═══ Stored data ═══

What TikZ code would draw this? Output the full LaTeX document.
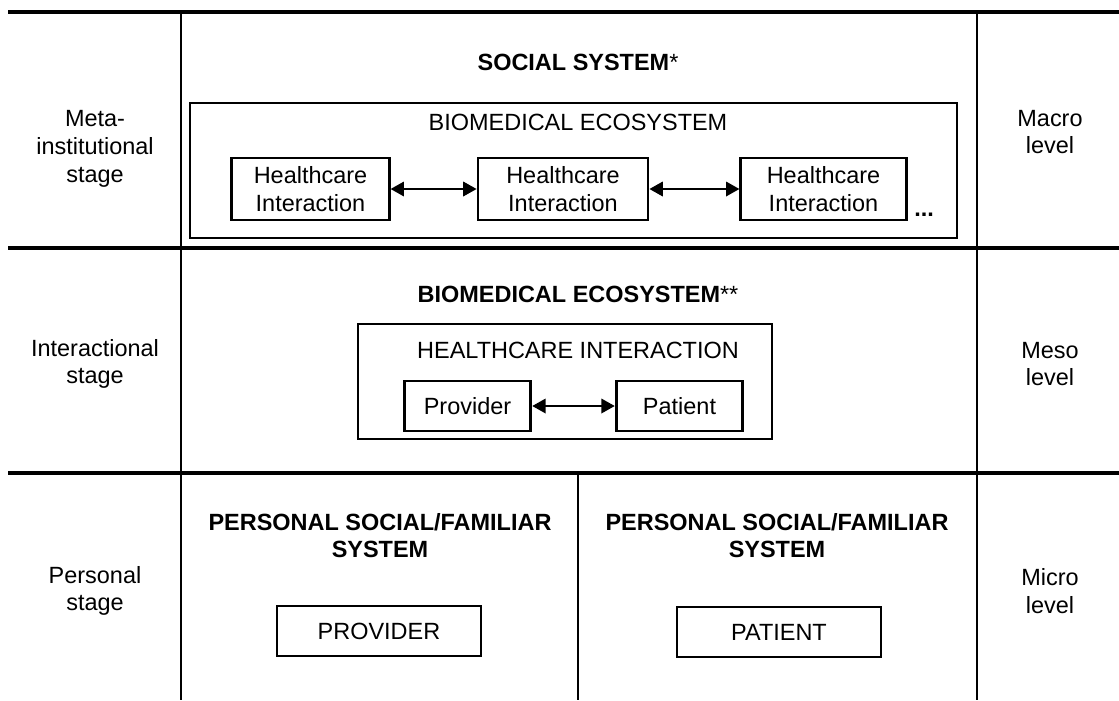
\documentclass[tikz,border=0pt]{standalone}
\usepackage{fontspec}
\setmainfont{Liberation Sans}
\usetikzlibrary{arrows.meta,positioning}

\begin{document}
\begin{tikzpicture}[x=0.75pt,y=-0.75pt,
      font=\fontsize{17.6}{20.8}\selectfont,
      rowline/.style={line width=3.6pt},
      colline/.style={line width=1.2pt},
      frame/.style={draw,line width=2.2pt},
      label/.style={align=center,inner sep=0pt},
      heading/.style={align=center,inner sep=0pt,font=\fontsize{17.6}{20.4}\selectfont\bfseries},
      box/.style={
         draw,
         line width=2.2pt,
         align=center,
         inner sep=0pt,
         minimum height=46.5pt
      },
      smallbox/.style={box,minimum height=37.5pt},
      link/.style={{Triangle[length=10pt,width=11pt]}-{Triangle[length=10pt,width=11pt]},line width=1pt}
    ]
    \useasboundingbox (0,0) rectangle (1119,700);

    % grid of stages and levels
    \draw[rowline] (8,12) -- (1119,12);
    \draw[rowline] (8,248) -- (1119,248);
    \draw[rowline] (8,473) -- (1119,473);
    \draw[colline] (181,12) -- (181,700);
    \draw[colline] (977,12) -- (977,700);
    \draw[colline] (578,473) -- (578,700);

    \node (meta)  [label] at (95,149) {Meta-\\institutional\\stage};
    \node (inter) [label] at (95,364) {Interactional\\stage};
    \node (pers)  [label] at (95,591) {Personal\\stage};
    \node (macro) [label] at (1050,132) {Macro\\level};
    \node (meso)  [label] at (1050,364) {Meso\\level};
    \node (micro) [label] at (1050,591) {Micro\\level};

    % macro level
    \node (social) [heading] at (578,62) {SOCIAL SYSTEM\textmd{*}};
    \draw[frame] (190,103) rectangle (957,238);
    \node (ecoA) [label] at (578,122) {BIOMEDICAL ECOSYSTEM};
    \node (hc1) [box, minimum width=118pt] at (310.5,189) {Healthcare\\Interaction};
    \node (hc2) [box, minimum width=127.5pt] at (563,189) {Healthcare\\Interaction};
    \node (hc3) [box, minimum width=124pt] at (823.5,189) {Healthcare\\Interaction};
    \node (more) [label, anchor=base west] at (914,216) {\textbf{...}};
    \draw[link] (hc1) -- (hc2);
    \draw[link] (hc2) -- (hc3);

    % meso level
    \node (ecoB) [heading] at (578,294) {BIOMEDICAL ECOSYSTEM\textmd{**}};
    \draw[frame] (358,324) rectangle (772,439);
    \node (hci) [label] at (578,350) {HEALTHCARE INTERACTION};
    \node (prov) [smallbox, minimum width=95pt] at (467.5,406) {Provider};
    \node (pat)  [smallbox, minimum width=95pt] at (679.5,406) {Patient};
    \draw[link] (prov) -- (pat);

    % micro level
    \node (famA) [heading] at (380,536) {PERSONAL SOCIAL/FAMILIAR\\SYSTEM};
    \node (famB) [heading] at (777,536) {PERSONAL SOCIAL/FAMILIAR\\SYSTEM};
    \node (provider) [smallbox, minimum width=153pt] at (379,631) {PROVIDER};
    \node (patient)  [smallbox, minimum width=153pt] at (779,632) {PATIENT};
\end{tikzpicture}
\end{document}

═══

**Your instructions**
Starting at the top of the listing above, please restate word for word each line up to and including the one that holds "(hc2) -- (hc3);", omitting every image.

**Final result**
What TikZ code would draw this? Output the full LaTeX document.
\documentclass[tikz,border=0pt]{standalone}
\usepackage{fontspec}
\setmainfont{Liberation Sans}
\usetikzlibrary{arrows.meta,positioning}

\begin{document}
\begin{tikzpicture}[x=0.75pt,y=-0.75pt,
      font=\fontsize{17.6}{20.8}\selectfont,
      rowline/.style={line width=3.6pt},
      colline/.style={line width=1.2pt},
      frame/.style={draw,line width=2.2pt},
      label/.style={align=center,inner sep=0pt},
      heading/.style={align=center,inner sep=0pt,font=\fontsize{17.6}{20.4}\selectfont\bfseries},
      box/.style={
         draw,
         line width=2.2pt,
         align=center,
         inner sep=0pt,
         minimum height=46.5pt
      },
      smallbox/.style={box,minimum height=37.5pt},
      link/.style={{Triangle[length=10pt,width=11pt]}-{Triangle[length=10pt,width=11pt]},line width=1pt}
    ]
    \useasboundingbox (0,0) rectangle (1119,700);

    % grid of stages and levels
    \draw[rowline] (8,12) -- (1119,12);
    \draw[rowline] (8,248) -- (1119,248);
    \draw[rowline] (8,473) -- (1119,473);
    \draw[colline] (181,12) -- (181,700);
    \draw[colline] (977,12) -- (977,700);
    \draw[colline] (578,473) -- (578,700);

    \node (meta)  [label] at (95,149) {Meta-\\institutional\\stage};
    \node (inter) [label] at (95,364) {Interactional\\stage};
    \node (pers)  [label] at (95,591) {Personal\\stage};
    \node (macro) [label] at (1050,132) {Macro\\level};
    \node (meso)  [label] at (1050,364) {Meso\\level};
    \node (micro) [label] at (1050,591) {Micro\\level};

    % macro level
    \node (social) [heading] at (578,62) {SOCIAL SYSTEM\textmd{*}};
    \draw[frame] (190,103) rectangle (957,238);
    \node (ecoA) [label] at (578,122) {BIOMEDICAL ECOSYSTEM};
    \node (hc1) [box, minimum width=118pt] at (310.5,189) {Healthcare\\Interaction};
    \node (hc2) [box, minimum width=127.5pt] at (563,189) {Healthcare\\Interaction};
    \node (hc3) [box, minimum width=124pt] at (823.5,189) {Healthcare\\Interaction};
    \node (more) [label, anchor=base west] at (914,216) {\textbf{...}};
    \draw[link] (hc1) -- (hc2);
    \draw[link] (hc2) -- (hc3);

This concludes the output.